Chart 1: European inflation heat-map (in YoY terms)



European dis-inflation will happen automatically in year-over-year terms through September and October as the monthly increases in the Euro-area wide HICP estimate printed at 1.2% and 1.5%, respectively in September and October last year.

With a couple of soft prints, we may get very close to or even below the annual target inflation by November as a consequence.

The seasonality (remember that HICP series are not adjusted for seasonality) is typically not as benign as in October 0.3% as usually on the month due to seasonals.

Chart 2: Seasonality a positive factor for inflation in Oct



We will get close to the target by November, but then base effects will likely send annual inflation higher for a few months.

We need monthly inflation prints at 0% or below to get to target or below this year. The scenario was not ruled out until we started seeing higher retail energy prices again over the course of August and September.

Trends will remain benign enough for the ECB to conclude that pausing hikes is warranted, even if we jump back above 3.5% in January as seems like a likely base case now (See the 0.2% MoM path in Chart 3)

Chart 3: Annual inflation given various paths for MoM inflation  



European energy-flation will start to re-accelerate due to three factors. 1) Retail prices on gasoline are on the rise again, but due to larger taxes on Gasoline in Europe compared to the US, it will look less violent in headline inflation. 2) Climate credits are turning into a net “positive impulse” for Energy-flation again, which goes hand in hand with 3) A slight tick-up in industrial activity and demand for energy resources such as natural gas.

Chart 4: Energy-flation will start rising again from November and onwards



The IFO price survey (new monthly details revealed tomorrow) still looks promising and the overall price expectations are now back in line with “normalized” levels of inflation around or below 2%.

This is in sharp contrast to the US where similar price surveys have re-accelerated over the past 2-3 months. We expect to see early signs of a re-acceleration of overall prices in the details released from the IFO Institute tomorrow morning.

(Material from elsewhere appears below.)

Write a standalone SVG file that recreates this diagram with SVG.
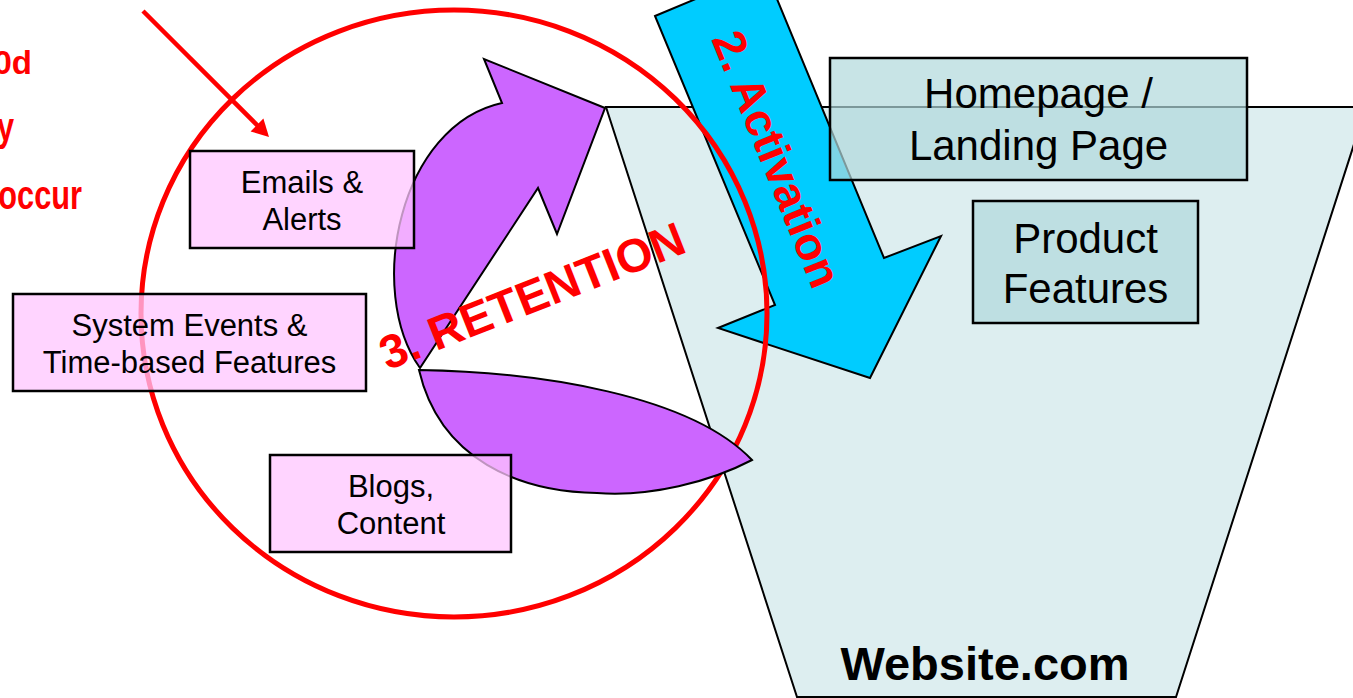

Chart 5: IFO Price Survey pointing to normal inflation in Europe within 6 months



The elevated services inflation looks set to drop markedly from a momentum perspective. We saw how the UK CPI surprised materially on the low side of expectations due to a complete halt to price hikes in Services.

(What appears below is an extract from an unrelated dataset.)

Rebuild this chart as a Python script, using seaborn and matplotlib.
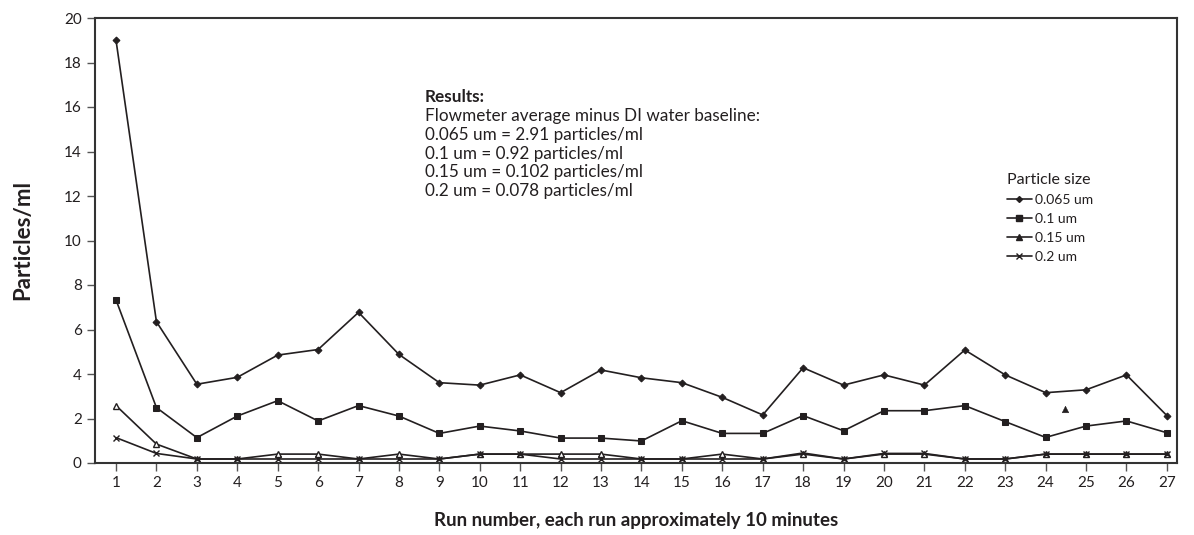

We see similar dynamics in both 1) activity data in Services, 2) Hiring intentions and 3) Price surveys in the Eurozone, leaving the Service-inflation with the best odds of surprising clearly on the low side in the September numbers from Eurostat.

Chart 6: Services inflation is likely to wane markedly in Europe




In the details from the IFO Institute tomorrow, we will be watching the price expectations in various sectors carefully.

Expectations in Chemicals and Food have risen over the past 1-2 months and we expect to see a continued rebound in cyclically sensitive price categories. Meanwhile, we expect broader service price expectations to continue to wane fast from here.

Chart 7: Services versus Manufacturing/Goods Inflation 



Overall, there are good odds of betting on lower than expected EUR-flation in September and October, while the tide turns again from November and onwards in the prices of the cyclical goods.

The Spanish inflation canary in the coal mine is reaccelerating from low levels, which is not a good sign for EUR-flation from November 2023 and until January 2024.

Chart 8: Spain versus Germany 



As the ECB is likely to pause amidst all of this, we don’t see a strong risk/reward in betting on lower interest rates in EUR (yet).

The ECB members went on parade yesterday with warnings that another round of subsidies aimed at mitigating the effects of higher energy prices would prove catastrophic for the combat against inflation, but they also emphasize that they hope that they have hiked for the last time in this cycle.

The best nitty/gritty value is likely found in paying Jan or Mar-24 contracts in ESTR due to a temporary spike in inflation from November and onwards. Else, we see a weak EUR as the main release valve of the cocktail of softness in Services inflation paired with re-acceleration in Energy-flation. A spread between paying Mar-24 versus Receiving Mar-25 looks interesting on a cocktail of recessionary growth and sticky energy-flation.

Damned if you do, damned if you don’t for the ECB.